I am not indulging in Hater-ade about The Delachaise. While I know things cannot be the same without me, the business should succeed after I'm gone. There's the strong menu and my capable cooks still there, the variety of pours, a very good location, and really all of the same staff, except me. So if you liked it while I was there, I say continue to support the place -- as a cook I believed I had to earn your respect with every plate, so each visit amounted to a new audition to keep your business. Keep giving RJ your chances, and it'll be fun to see how he grows the menu to suit his sensibility.
As for my plans, I will be exploring new and better opportunities. While I anticipate pursuing my cuisine in another New Orleans kitchen before too long, for now I am working on some recipes and checking out options besides just jumping back into "the frying pan" of another pro kitchen. Please stay tuned to these pages to see what happens next.
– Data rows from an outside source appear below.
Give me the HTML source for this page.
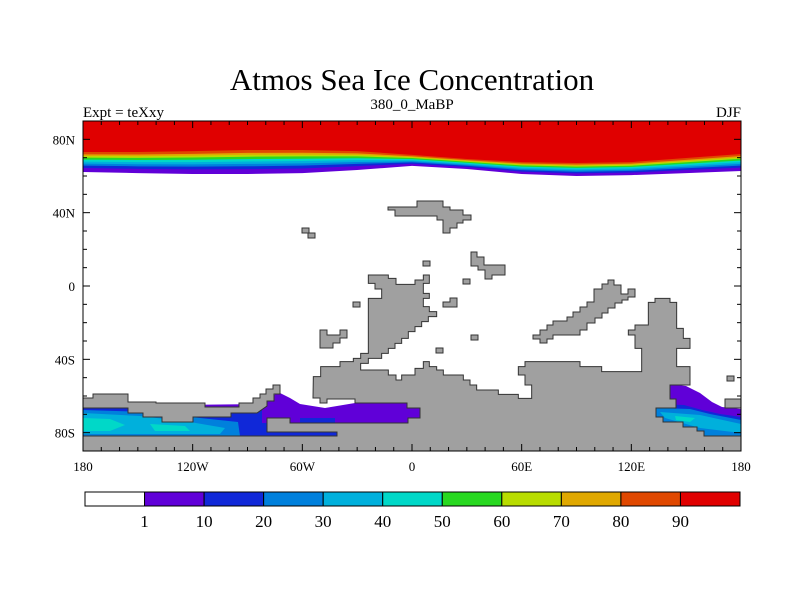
<!DOCTYPE html>
<html><head><meta charset="utf-8">
<style>
html,body{margin:0;padding:0;background:#fff;}
svg{display:block;font-family:"Liberation Serif",serif;}
</style></head>
<body>
<svg id="chart" width="800" height="600" viewBox="0 0 800 600" xmlns="http://www.w3.org/2000/svg">
<text x="412" y="90" font-size="31" text-anchor="middle">Atmos Sea Ice Concentration</text>
<text x="83" y="117" font-size="15">Expt = teXxy</text>
<text x="412" y="109" font-size="15" text-anchor="middle">380_0_MaBP</text>
<text x="741" y="117" font-size="15" text-anchor="end">DJF</text>
<g id="plot"></g>
<g id="axes"></g>
<g id="cbar"></g>
</svg>
<script>
const levels=[1,10,20,30,40,50,60,70,80,90];
const colors=["#ffffff","#6000d8","#1028d8","#0080dc","#00b0dc","#00d8c8","#28d820","#b8dc00","#e0a800","#e04800","#e00000"];
const arcticLons=[-180,-150,-120,-90,-60,-30,0,30,60,90,120,150,180];
const redEdgeLat=[73.1,73.1,73.6,74.2,74.2,73.6,71.5,69.3,67.6,67.1,67.6,69.8,72];
const iceEdgeLat=[62.2,61.6,61.1,61.1,61.6,63.3,65.5,63.8,61.1,60,60.5,61.6,62.7];
const bandFrac=[0,0.2,0.32,0.42,0.52,0.62,0.72,0.8,0.88,1];
const xTicks=[-180,-120,-60,0,60,120,180];
const xTickLabels=["180","120W","60W","0","60E","120E","180"];
const yTicks=[80,40,0,-40,-80];
const yTickLabels=["80N","40N","0","40S","80S"];

const X0=83,X1=741,Y0=121,Y1=451;
const xs=lon=>X0+(lon+180)/360*(X1-X0);
const ys=lat=>Y0+(90-lat)/180*(Y1-Y0);
const NS="http://www.w3.org/2000/svg";
function mk(tag,attrs,parent){const e=document.createElementNS(NS,tag);for(const k in attrs)e.setAttribute(k,attrs[k]);parent.appendChild(e);return e;}
const plot=document.getElementById('plot');
const axes=document.getElementById('axes');
const cbar=document.getElementById('cbar');

// Arctic bands: outermost (1) first, then higher levels on top
for(let b=0;b<=9;b++){
  const f=bandFrac[b];
  let pts=[];
  arcticLons.forEach((lon,i)=>{const lat=iceEdgeLat[i]+(redEdgeLat[i]-iceEdgeLat[i])*f;pts.push(xs(lon)+","+ys(lat));});
  pts.push(X1+","+Y0);pts.push(X0+","+Y0);
  const p=mk('polygon',{points:pts.join(" "),fill:colors[b+1]},plot);
  
  
}

function poly(pts,fill,name,stroke){
  const p=mk('polygon',{points:pts.map(q=>q.join(",")).join(" "),fill:fill},plot);
  if(stroke){p.setAttribute('stroke','#333');p.setAttribute('stroke-width','1');}
  
  
  return p;
}
// Southern ice - left
poly([[83,406],[265,404],[337,410],[337,436],[83,436]],colors[1],'south-ice-left-1');
poly([[83,408],[262,408],[280,420],[337,428],[337,436],[83,436]],colors[2],'south-ice-left-10');
poly([[83,410],[150,412],[200,418],[238,422],[240,436],[83,436]],colors[3],'south-ice-left-20');
poly([[83,413],[140,416],[190,422],[225,428],[220,434],[83,434]],colors[4],'south-ice-left-30');
poly([[83,418],[110,419],[125,425],[110,431],[83,431]],colors[5],'south-ice-left-40');
poly([[150,424],[185,426],[190,431],[155,431]],colors[5],'south-ice-left-40b');
// purple west of antarctic peninsula
poly([[278,392],[290,398],[300,404],[325,408],[355,403],[420,403],[420,423],[262,423],[262,405]],colors[1],'south-ice-mid-1');
poly([[300,418],[335,418],[335,423],[300,423]],colors[2],'south-ice-mid-10');
// right ice
poly([[668,384],[686,386],[700,393],[712,402],[722,407],[741,409],[741,436],[656,436],[656,400]],colors[1],'south-ice-right-1');
poly([[656,404],[684,405],[702,410],[720,414],[741,417],[741,436],[656,436]],colors[2],'south-ice-right-10');
poly([[656,408],[690,409],[710,414],[741,420],[741,436],[656,436]],colors[3],'south-ice-right-20');
poly([[660,412],[700,415],[741,424],[741,433],[700,428],[665,418]],colors[4],'south-ice-right-30');
poly([[675,416],[695,418],[690,422],[676,420]],colors[5],'south-ice-right-40');

// Land
const land='#a0a0a0';
const B3=[[40,545],[62,545],[62,515],[120,515],[120,500],[160,500],[160,490],[182,490],[182,475],[205,475],[205,310],[245,310],[245,282],[225,282],[225,265],[205,265],[205,240],[265,240],[265,250],[288,250],[288,268],[345,268],[345,255],[370,255],[370,240],[388,240],[388,265],[370,265],[370,295],[388,295],[388,310],[370,310],[370,335],[388,335],[388,350],[410,350],[410,365],[385,365],[385,380],[365,380],[365,395],[345,395],[345,410],[325,410],[325,430],[305,430],[305,445],[285,445],[285,460],[265,460],[265,475],[245,475],[245,490],[205,490],[205,505],[182,505],[182,525],[265,525],[265,540],[288,540],[288,555],[305,555],[305,540],[345,540],[345,520],[370,520],[370,500],[388,500],[388,515],[410,515],[410,525],[430,525],[430,540],[490,540],[490,555],[510,555],[510,570],[530,570],[530,585],[595,585],[595,598],[655,598],[655,610],[695,610],[695,570],[675,570],[675,540],[655,540],[655,515],[675,515],[675,500],[840,500],[840,515],[905,515],[905,530],[1025,530],[1025,460],[1005,460],[1005,420],[985,420],[985,405],[1005,405],[1005,390],[1045,390],[1045,322],[1065,322],[1065,310],[1110,310],[1110,322],[1130,322],[1130,400],[1150,400],[1150,430],[1170,430],[1170,460],[1130,460],[1130,515],[1170,515],[1170,570],[1110,570]];
const z3=q=>[300+q[0]/3,195+q[1]/3];
const Btail=[[670,399],[676,399],[676,408],[656,408],[656,417],[663,417],[663,422],[683,422],[683,427],[697,427],[697,431],[704,431],[704,436],[741,436],[741,451],[83,451],[83,436],[337,436],[337,432],[267,432],[267,418],[290,418],[290,423],[408,423],[408,418],[420,418],[420,408],[407,408],[407,403],[355,403],[355,399],[327,399],[327,403],[320,403],[320,398],[313,398]];
poly(B3.map(z3).concat(Btail),land,'southern-continent',true);
poly([[83,398],[93,398],[93,394],[128,394],[128,402],[156,402],[156,403],[205,403],[205,407],[239,407],[239,403],[253,403],[253,398],[260,398],[260,394],[266,394],[266,389],[273,389],[273,385],[280,385],[280,394],[274,394],[274,401],[267,401],[267,406],[257,413],[231,413],[231,417],[193,417],[193,422],[162,422],[162,417],[143,417],[143,413],[128,413],[128,408],[83,408]],land,'west-antarctic-land',true);
poly([[388,207],[417,207],[417,201],[443,201],[443,207],[450,207],[450,210],[463,210],[463,215],[471,215],[471,220],[463,220],[463,223],[457,223],[457,228],[450,228],[450,233],[443,233],[443,220],[437,220],[437,216],[395,216],[395,210],[388,210]],land,'northern-landmass',true);
poly([[471,252],[477,252],[477,257],[484,257],[484,265],[505,265],[505,275],[492,275],[492,279],[485,279],[485,270],[478,270],[478,266],[471,266]],land,'central-island',true);
poly([[533,335],[540,335],[540,330],[547,330],[547,325],[553,325],[553,321],[567,321],[567,317],[573,317],[573,312],[580,312],[580,307],[587,307],[587,302],[594,302],[594,289],[602,289],[602,284],[608,284],[608,280],[614,280],[614,285],[621,285],[621,294],[628,294],[628,289],[635,289],[635,297],[628,297],[628,300],[622,300],[622,303],[615,303],[615,308],[608,308],[608,313],[602,313],[602,318],[595,318],[595,323],[587,323],[587,330],[580,330],[580,335],[553,335],[553,339],[547,339],[547,343],[540,343],[540,339],[533,339]],land,'eastern-arc-land',true);
poly([[320,330],[327,330],[327,335],[340,335],[340,330],[347,330],[347,338],[340,338],[340,343],[333,343],[333,348],[320,348]],land,'west-island',true);
poly([[443,302],[450,302],[450,298],[457,298],[457,307],[443,307]],land,'small-island-a',true);
poly([[725,399],[741,399],[741,408],[725,408]],land,'east-edge-land',true);
[[353,302],[423,261],[463,279],[471,335],[436,348],[302,228],[308,233],[727,376]].forEach((s,i)=>{
  const p=mk('rect',{x:s[0],y:s[1],width:7,height:5,fill:land,stroke:'#333','stroke-width':1},plot);
  
  
});

// Frame
let fr=mk('rect',{x:X0,y:Y0,width:X1-X0,height:Y1-Y0,fill:'none',stroke:'#000','stroke-width':1},axes);


for(let lon=-180;lon<=180;lon+=10){
  const major=(lon%60===0);const L=major?7:4;const x=xs(lon);
  const t1=mk('line',{x1:x,y1:Y1,x2:x,y2:Y1-L,stroke:'#000'},axes);
  
  
  const t2=mk('line',{x1:x,y1:Y0,x2:x,y2:Y0+L,stroke:'#000'},axes);
  
  
}
for(let lat=-80;lat<=80;lat+=10){
  const major=(lat%40===0);const L=major?7:4;const y=ys(lat);
  const t1=mk('line',{x1:X0,y1:y,x2:X0+L,y2:y,stroke:'#000'},axes);
  
  
  const t2=mk('line',{x1:X1,y1:y,x2:X1-L,y2:y,stroke:'#000'},axes);
  
  
}
xTicks.forEach((lon,i)=>{
  const t=mk('text',{x:xs(lon),y:Y1+20,'font-size':13,'text-anchor':'middle'},axes);
  t.textContent=xTickLabels[i];
  
  
});
yTicks.forEach((lat,i)=>{
  const t=mk('text',{x:X0-8,y:ys(lat)+5,'font-size':13,'text-anchor':'end'},axes);
  t.textContent=yTickLabels[i];
  
  
});

// Colorbar
const CB0=85,CB1=740,CBY=492,CBH=14;const bw=(CB1-CB0)/colors.length;
colors.forEach((c,i)=>{
  const r=mk('rect',{x:CB0+i*bw,y:CBY,width:bw,height:CBH,fill:c,stroke:'#000','stroke-width':1},cbar);
  
  
});
levels.forEach((v,i)=>{
  const t=mk('text',{x:CB0+(i+1)*bw,y:CBY+35,'font-size':17,'text-anchor':'middle'},cbar);
  t.textContent=v;
  
  
});
</script>
</body></html>
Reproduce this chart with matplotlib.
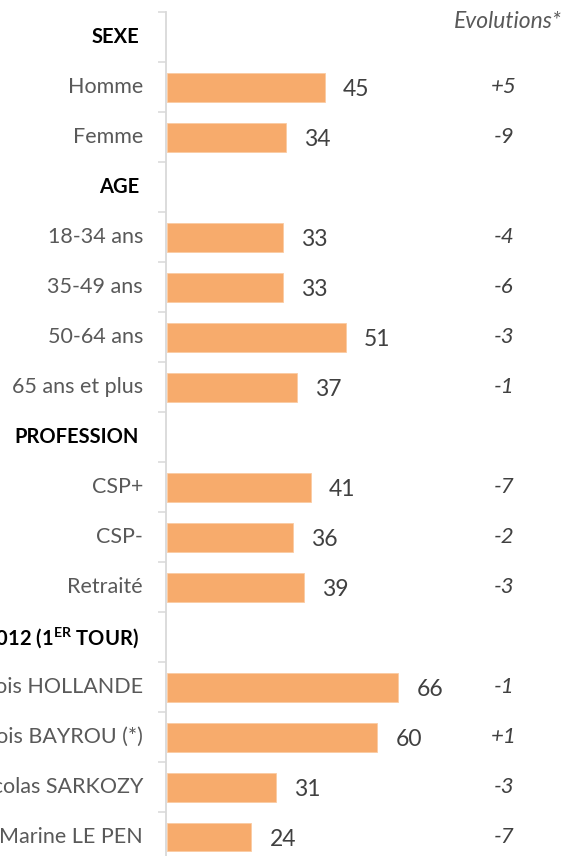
import numpy as np
import matplotlib
matplotlib.use("Agg")
import matplotlib.pyplot as plt
from matplotlib.transforms import blended_transform_factory

plt.rcParams['font.family'] = ['Lato', 'DejaVu Sans']
plt.rcParams['mathtext.fontset'] = 'custom'
plt.rcParams['mathtext.rm'] = 'Lato'
plt.rcParams['mathtext.bf'] = 'Lato:bold'

categories = ["SEXE", "Homme", "Femme", "AGE", "18-34 ans", "35-49 ans", "50-64 ans",
              "65 ans et plus", "PROFESSION", "CSP+", "CSP-", "Retraité",
              r"VOTE PRÉSIDENTIELLE 2012 (1$^{\mathbf{ER}}$ TOUR)",
              "François HOLLANDE", "François BAYROU (*)", "Nicolas SARKOZY", "Marine LE PEN"]
is_header = [True, False, False, True, False, False, False, False, True, False, False, False,
             True, False, False, False, False]
values = [np.nan, 45, 34, np.nan, 33, 33, 51, 37, np.nan, 41, 36, 39, np.nan, 66, 60, 31, 24]
evolutions = ["", "+5", "-9", "", "-4", "-6", "-3", "-1", "", "-7", "-2", "-3", "", "-1", "+1", "-3", "-7"]
evol_title = "Evolutions*"

W, H = 568, 856
fig = plt.figure(figsize=(W / 100, H / 100), dpi=100)
ax_left, ax_top = 166, 12
ax = fig.add_axes([ax_left / W, 0, (W - ax_left) / W, (H - ax_top) / H])

row_px = 50
n = len(categories)
ypos = np.arange(n)
ax.set_ylim(-0.5 + (H - ax_top) / row_px, -0.5)
px_per_unit = 3.5
ax.set_xlim(-0.4, (W - ax_left) / px_per_unit - 0.4)

bar_color = '#F7AB6C'
ax.barh(ypos, values, height=0.58, color=bar_color, edgecolor='#FBCBA3', linewidth=0.6, left=0)

for y, v in zip(ypos, values):
    if not np.isnan(v):
        ax.annotate(f"{int(v)}", xy=(v, y), xytext=(13, -1.5), textcoords='offset points',
                    ha='left', va='center', fontsize=16.5, color='#404040')

for s in ['top', 'right', 'bottom']:
    ax.spines[s].set_visible(False)
ax.spines['left'].set_color('#D9D9D9')
ax.spines['left'].set_linewidth(1.3)
ax.set_xticks([])
ax.set_yticks(np.arange(-0.5, n - 0.5, 1.0))
ax.set_yticklabels([])
ax.tick_params(axis='y', length=6, width=1.1, color='#D9D9D9', direction='out')

tr = blended_transform_factory(fig.transFigure, ax.transData)
for y, c, hdr in zip(ypos, categories, is_header):
    if hdr:
        ax.text(139 / W, y, c, transform=tr, ha='right', va='center',
                fontsize=14.5, fontweight='bold', color='black', clip_on=False)
    else:
        ax.text(143 / W, y, c, transform=tr, ha='right', va='center',
                fontsize=15.5, color='#595959', clip_on=False)

for y, e in zip(ypos, evolutions):
    if e:
        ax.text(504 / W, y, e, transform=tr, ha='center', va='center',
                fontsize=16, style='italic', color='#404040', clip_on=False)

fig.text(562 / W, 1 - 21 / H, evol_title, ha='right', va='center', fontsize=16.5,
         style='italic', color='#595959')

fig.savefig("out.png", dpi=100)
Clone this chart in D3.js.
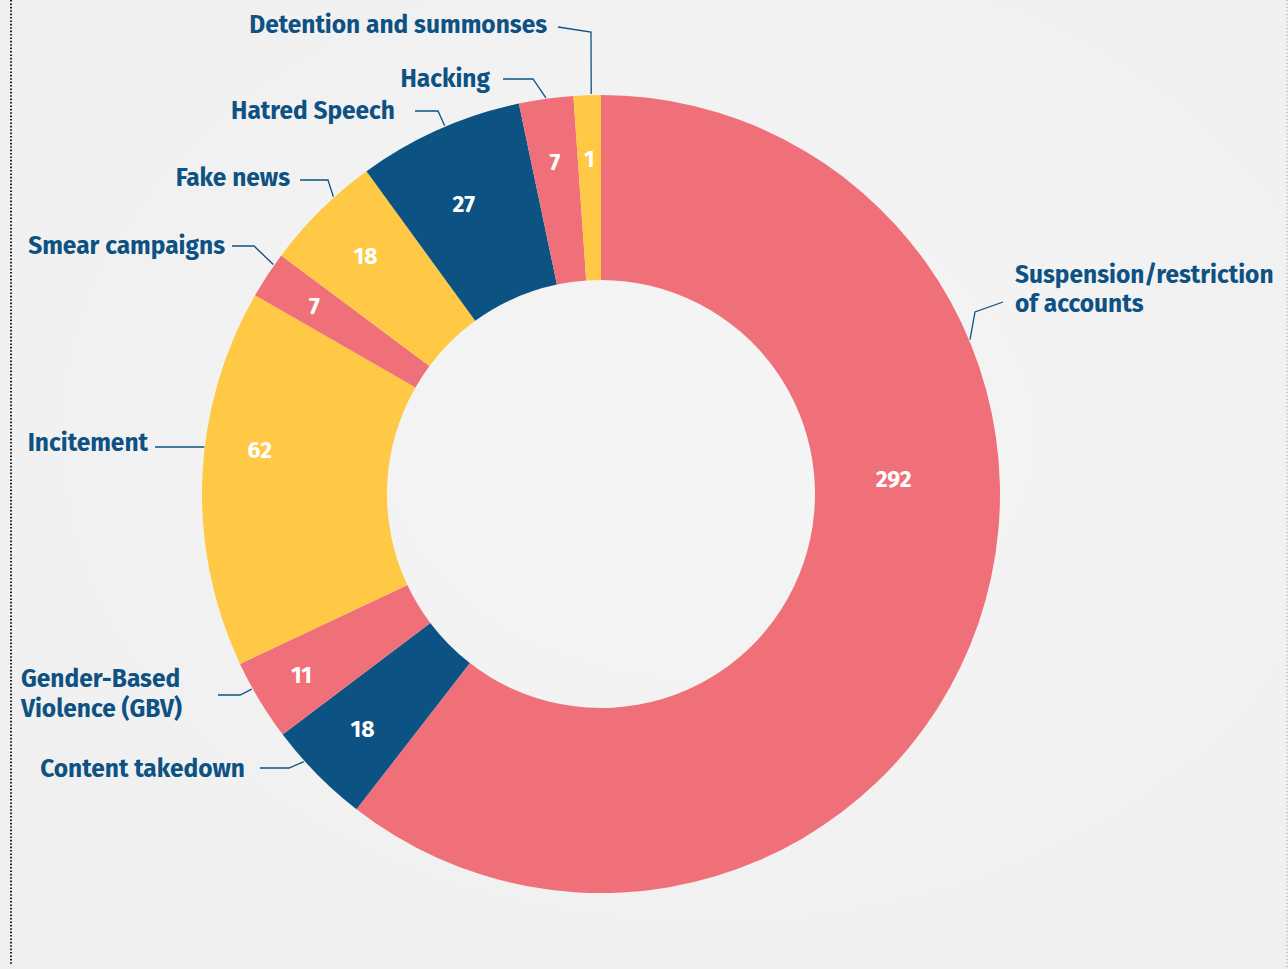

The one thing everybody can count on is that I am 100% dedicated to cooking in New Orleans. I want to thank the folks who worked beside me in the kitchen; RJ and Dave, to D-2, Miles, Jason, Pharin, Connor, Ben, Paul, Gabe. Thanks to all the bartenders and bar backs, too, for learning about my never-ending parade of plates.
I know I don't have any regrets...except for the dishes I was planning to cook as the summer rolled along.... So I'm a gone pecan, but I'm really not going anywhere, thus we'll meet to celebrate "the pleasures of the table" again... and soon.